Lash dies. Yes, he goes out saving Daisy but it feels incongruous with his other appearances. You’re really telling me that after all the super powerful Inhumans he’s gone up against and killed, without breaking a sweat, that bloody James takes him out that damn easily (even if it is from behind)?!

No Joey. I want more Joey!

Other stuff I liked:

Elena is back! She doesn’t get a whole lot to do this episode but her presence was much appreciated. I particularly like her exchange with Mack about faith (on multiple levels) and her derogatory muttering of the word ‘naïve’ in Spanish when Talbot declared that a registered list of superhumans would classified and protected.

Daisy is free of Hive’s influence (thanks to a last act from Lash) and is back with S.H.I.E.L.D. recovering from her ordeal. This puts her back with the team for the finale, which is exactly where she should be. “Emancipation” really delivered in this regard and saved itself from my all out hatred. Last week, I talked about how Daisy being under Hive’s control was wearing thin and that, hopefully, the title of this week’s episode was an indication of her freedom. I actually cheered out loud when it happened because, coming at the tail end of such a subpar episode, it was a true saving grace.

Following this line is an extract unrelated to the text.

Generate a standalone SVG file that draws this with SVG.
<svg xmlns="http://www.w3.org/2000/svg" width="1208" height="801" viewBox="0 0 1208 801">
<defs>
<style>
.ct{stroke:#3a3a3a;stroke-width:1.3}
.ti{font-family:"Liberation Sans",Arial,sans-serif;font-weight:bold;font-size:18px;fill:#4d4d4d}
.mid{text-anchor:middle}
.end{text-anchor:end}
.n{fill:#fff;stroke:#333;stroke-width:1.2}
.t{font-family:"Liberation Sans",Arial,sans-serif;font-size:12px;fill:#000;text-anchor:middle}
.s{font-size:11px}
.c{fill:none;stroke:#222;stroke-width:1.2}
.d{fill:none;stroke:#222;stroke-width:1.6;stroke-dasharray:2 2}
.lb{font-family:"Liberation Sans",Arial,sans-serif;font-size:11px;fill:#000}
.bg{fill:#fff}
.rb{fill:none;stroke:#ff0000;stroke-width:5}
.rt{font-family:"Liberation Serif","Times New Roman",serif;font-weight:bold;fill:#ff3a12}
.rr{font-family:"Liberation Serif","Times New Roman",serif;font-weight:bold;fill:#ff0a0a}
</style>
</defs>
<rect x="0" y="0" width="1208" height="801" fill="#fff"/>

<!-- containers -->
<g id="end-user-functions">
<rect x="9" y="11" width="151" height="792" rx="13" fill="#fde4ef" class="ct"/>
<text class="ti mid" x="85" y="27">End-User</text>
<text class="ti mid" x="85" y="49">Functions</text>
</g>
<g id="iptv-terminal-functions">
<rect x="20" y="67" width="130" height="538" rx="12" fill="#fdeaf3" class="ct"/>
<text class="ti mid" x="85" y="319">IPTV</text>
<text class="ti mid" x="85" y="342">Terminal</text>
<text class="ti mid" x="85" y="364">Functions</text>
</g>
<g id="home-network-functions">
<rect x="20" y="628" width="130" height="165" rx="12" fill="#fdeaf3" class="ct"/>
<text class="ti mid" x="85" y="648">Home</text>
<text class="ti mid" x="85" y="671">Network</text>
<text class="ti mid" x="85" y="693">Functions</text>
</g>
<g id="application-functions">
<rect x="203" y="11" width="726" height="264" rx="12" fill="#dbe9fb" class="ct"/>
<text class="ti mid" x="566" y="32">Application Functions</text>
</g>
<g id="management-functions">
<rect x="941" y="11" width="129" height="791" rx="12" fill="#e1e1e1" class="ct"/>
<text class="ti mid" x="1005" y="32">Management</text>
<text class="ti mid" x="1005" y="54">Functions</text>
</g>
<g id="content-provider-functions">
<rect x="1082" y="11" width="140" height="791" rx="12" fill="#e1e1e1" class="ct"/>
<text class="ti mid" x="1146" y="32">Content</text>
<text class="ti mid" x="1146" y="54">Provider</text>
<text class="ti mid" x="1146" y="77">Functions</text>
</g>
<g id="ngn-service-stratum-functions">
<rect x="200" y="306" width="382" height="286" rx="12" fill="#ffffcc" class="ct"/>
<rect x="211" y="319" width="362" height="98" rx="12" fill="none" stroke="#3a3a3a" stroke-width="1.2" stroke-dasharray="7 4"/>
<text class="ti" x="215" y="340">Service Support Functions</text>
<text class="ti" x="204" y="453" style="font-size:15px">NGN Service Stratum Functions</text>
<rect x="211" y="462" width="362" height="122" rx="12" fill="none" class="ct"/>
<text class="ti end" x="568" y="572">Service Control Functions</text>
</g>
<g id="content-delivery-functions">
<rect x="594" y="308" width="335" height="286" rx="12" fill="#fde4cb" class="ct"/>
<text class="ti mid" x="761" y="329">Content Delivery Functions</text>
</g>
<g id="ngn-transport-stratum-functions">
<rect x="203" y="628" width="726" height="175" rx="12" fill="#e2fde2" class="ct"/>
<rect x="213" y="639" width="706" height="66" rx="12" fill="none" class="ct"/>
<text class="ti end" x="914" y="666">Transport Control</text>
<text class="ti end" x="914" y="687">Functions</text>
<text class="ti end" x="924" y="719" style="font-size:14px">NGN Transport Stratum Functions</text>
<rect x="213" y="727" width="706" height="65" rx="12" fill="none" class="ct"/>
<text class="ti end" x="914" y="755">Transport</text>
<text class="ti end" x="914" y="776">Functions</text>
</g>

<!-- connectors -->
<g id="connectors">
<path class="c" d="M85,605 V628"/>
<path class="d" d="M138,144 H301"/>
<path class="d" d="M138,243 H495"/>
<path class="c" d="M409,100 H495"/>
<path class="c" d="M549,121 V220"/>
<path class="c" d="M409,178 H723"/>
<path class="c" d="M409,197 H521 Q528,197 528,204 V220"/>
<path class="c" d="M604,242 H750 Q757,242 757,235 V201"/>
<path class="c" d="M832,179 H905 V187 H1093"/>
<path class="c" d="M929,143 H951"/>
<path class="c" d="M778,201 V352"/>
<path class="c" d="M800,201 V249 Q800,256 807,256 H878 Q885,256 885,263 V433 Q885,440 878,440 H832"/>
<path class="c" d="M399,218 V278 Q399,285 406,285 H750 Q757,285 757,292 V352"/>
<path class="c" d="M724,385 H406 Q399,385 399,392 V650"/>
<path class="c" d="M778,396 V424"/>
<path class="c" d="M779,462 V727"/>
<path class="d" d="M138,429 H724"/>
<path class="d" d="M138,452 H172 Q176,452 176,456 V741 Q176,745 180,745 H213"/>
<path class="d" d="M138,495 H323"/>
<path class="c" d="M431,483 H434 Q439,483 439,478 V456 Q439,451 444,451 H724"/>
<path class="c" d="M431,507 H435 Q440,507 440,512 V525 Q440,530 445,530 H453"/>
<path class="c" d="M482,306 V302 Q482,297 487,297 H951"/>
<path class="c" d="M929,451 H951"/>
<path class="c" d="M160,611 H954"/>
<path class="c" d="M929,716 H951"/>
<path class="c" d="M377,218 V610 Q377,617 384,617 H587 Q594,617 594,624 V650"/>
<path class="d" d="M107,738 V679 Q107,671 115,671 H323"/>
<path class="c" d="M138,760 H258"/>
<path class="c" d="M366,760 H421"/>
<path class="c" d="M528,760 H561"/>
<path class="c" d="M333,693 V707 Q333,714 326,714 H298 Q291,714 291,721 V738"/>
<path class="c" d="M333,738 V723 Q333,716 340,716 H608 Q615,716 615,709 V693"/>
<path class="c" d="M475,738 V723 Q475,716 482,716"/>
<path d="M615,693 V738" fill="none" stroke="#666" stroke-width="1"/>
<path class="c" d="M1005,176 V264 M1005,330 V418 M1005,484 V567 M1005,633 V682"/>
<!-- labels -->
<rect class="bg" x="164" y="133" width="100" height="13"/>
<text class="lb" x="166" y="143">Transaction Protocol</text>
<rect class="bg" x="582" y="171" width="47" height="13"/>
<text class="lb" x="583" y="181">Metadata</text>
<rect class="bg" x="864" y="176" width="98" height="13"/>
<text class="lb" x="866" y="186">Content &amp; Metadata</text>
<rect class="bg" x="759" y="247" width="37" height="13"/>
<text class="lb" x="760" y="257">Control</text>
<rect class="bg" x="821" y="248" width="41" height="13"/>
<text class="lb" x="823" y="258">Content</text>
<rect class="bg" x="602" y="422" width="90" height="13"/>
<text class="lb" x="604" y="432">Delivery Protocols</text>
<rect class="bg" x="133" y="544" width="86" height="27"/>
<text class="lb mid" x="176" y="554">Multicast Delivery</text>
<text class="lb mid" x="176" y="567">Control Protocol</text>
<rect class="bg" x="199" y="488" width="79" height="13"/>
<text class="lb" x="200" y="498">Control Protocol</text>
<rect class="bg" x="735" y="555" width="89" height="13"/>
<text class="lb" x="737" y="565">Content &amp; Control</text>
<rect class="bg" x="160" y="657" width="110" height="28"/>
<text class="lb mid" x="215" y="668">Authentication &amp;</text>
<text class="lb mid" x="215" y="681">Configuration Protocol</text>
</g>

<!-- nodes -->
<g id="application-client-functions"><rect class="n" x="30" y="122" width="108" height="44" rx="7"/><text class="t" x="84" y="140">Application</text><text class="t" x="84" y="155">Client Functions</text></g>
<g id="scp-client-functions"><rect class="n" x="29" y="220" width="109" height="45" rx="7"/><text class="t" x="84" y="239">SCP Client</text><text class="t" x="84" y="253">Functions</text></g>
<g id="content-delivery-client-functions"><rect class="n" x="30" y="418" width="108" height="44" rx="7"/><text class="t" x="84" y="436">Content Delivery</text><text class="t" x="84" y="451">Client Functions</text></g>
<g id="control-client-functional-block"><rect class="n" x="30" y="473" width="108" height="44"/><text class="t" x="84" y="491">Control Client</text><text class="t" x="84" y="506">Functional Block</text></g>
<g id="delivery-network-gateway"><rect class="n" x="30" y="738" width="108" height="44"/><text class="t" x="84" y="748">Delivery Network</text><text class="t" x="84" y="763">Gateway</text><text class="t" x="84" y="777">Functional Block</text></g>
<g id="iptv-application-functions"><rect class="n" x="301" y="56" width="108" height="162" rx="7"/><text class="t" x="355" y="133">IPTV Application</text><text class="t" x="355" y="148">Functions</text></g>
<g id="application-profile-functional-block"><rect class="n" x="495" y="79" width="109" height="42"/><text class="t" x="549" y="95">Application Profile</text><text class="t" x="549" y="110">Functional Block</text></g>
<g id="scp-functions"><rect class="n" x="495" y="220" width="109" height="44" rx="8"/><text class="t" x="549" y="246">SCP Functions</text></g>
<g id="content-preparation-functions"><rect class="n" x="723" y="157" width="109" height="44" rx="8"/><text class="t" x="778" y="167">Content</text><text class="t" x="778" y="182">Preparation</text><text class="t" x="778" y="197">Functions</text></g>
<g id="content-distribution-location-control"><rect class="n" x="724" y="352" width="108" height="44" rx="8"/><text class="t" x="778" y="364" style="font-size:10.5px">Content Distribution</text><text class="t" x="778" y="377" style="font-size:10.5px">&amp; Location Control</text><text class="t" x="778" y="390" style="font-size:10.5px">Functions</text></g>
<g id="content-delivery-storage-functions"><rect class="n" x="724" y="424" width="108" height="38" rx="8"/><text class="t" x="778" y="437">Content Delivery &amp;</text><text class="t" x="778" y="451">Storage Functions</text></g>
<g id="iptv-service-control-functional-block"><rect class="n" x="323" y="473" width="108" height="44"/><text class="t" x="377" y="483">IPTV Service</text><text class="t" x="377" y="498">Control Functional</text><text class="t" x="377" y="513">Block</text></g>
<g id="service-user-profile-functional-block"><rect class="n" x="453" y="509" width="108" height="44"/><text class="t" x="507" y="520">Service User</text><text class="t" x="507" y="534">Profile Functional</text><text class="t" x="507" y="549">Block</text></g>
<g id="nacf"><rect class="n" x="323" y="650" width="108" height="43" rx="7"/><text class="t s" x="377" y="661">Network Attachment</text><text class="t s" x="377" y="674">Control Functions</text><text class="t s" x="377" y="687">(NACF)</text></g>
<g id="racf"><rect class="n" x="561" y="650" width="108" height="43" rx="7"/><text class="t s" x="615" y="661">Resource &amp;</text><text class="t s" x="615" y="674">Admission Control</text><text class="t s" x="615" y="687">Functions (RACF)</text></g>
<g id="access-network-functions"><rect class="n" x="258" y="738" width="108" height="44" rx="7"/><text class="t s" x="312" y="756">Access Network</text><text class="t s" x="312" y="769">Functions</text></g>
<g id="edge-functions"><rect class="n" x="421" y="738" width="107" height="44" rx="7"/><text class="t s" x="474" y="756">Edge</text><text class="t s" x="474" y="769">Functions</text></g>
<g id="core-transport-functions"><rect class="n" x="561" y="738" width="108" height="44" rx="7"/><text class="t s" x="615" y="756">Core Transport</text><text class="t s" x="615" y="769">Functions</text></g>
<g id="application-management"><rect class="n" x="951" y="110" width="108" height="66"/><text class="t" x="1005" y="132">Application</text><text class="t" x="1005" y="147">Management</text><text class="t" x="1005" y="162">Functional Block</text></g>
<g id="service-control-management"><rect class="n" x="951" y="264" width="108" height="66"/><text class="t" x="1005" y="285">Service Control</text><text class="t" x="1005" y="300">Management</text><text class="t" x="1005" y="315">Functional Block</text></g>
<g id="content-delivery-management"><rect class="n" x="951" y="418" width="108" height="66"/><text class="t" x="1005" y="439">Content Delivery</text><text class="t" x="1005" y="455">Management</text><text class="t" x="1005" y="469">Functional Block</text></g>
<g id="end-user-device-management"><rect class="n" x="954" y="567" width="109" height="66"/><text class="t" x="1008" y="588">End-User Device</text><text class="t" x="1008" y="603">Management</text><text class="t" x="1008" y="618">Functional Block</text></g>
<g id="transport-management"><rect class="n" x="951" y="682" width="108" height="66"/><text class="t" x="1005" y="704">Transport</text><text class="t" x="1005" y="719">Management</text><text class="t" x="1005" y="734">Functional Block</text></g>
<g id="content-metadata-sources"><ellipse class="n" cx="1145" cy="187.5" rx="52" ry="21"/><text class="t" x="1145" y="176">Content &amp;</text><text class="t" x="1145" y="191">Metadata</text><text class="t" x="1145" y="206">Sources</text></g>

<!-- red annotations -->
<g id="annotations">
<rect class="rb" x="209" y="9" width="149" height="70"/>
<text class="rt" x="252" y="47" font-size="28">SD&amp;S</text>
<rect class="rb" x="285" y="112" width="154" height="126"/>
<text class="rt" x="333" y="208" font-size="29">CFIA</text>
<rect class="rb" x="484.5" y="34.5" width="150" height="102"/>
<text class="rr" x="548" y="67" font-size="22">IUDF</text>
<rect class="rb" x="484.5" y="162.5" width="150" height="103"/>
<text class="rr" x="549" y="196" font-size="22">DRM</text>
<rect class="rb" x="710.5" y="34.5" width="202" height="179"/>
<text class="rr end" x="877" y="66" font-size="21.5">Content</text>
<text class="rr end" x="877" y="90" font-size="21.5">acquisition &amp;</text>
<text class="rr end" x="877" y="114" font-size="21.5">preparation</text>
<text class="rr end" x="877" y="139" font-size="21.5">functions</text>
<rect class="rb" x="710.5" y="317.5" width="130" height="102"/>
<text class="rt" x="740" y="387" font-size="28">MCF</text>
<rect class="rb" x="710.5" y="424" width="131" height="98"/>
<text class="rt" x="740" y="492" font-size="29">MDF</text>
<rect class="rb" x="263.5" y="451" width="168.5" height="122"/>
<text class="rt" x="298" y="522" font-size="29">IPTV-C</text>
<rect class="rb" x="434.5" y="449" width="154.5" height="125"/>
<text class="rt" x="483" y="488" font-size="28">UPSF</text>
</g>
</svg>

One last thought (that doesn’t really fit anywhere else):

In the very last scene Elena gives Mack her necklace (the one that features heavily in Daisy’s vision of the future). Mack is at the top of the list for people who I think are probably in the exploding ship. I really hope I’m wrong, and this is just another red herring, because I do not want to lose Mack. Additionally, especially considering this episode killed off Andrew Garner/Lash, it would add to the show’s disturbing trend of killing off its black male characters.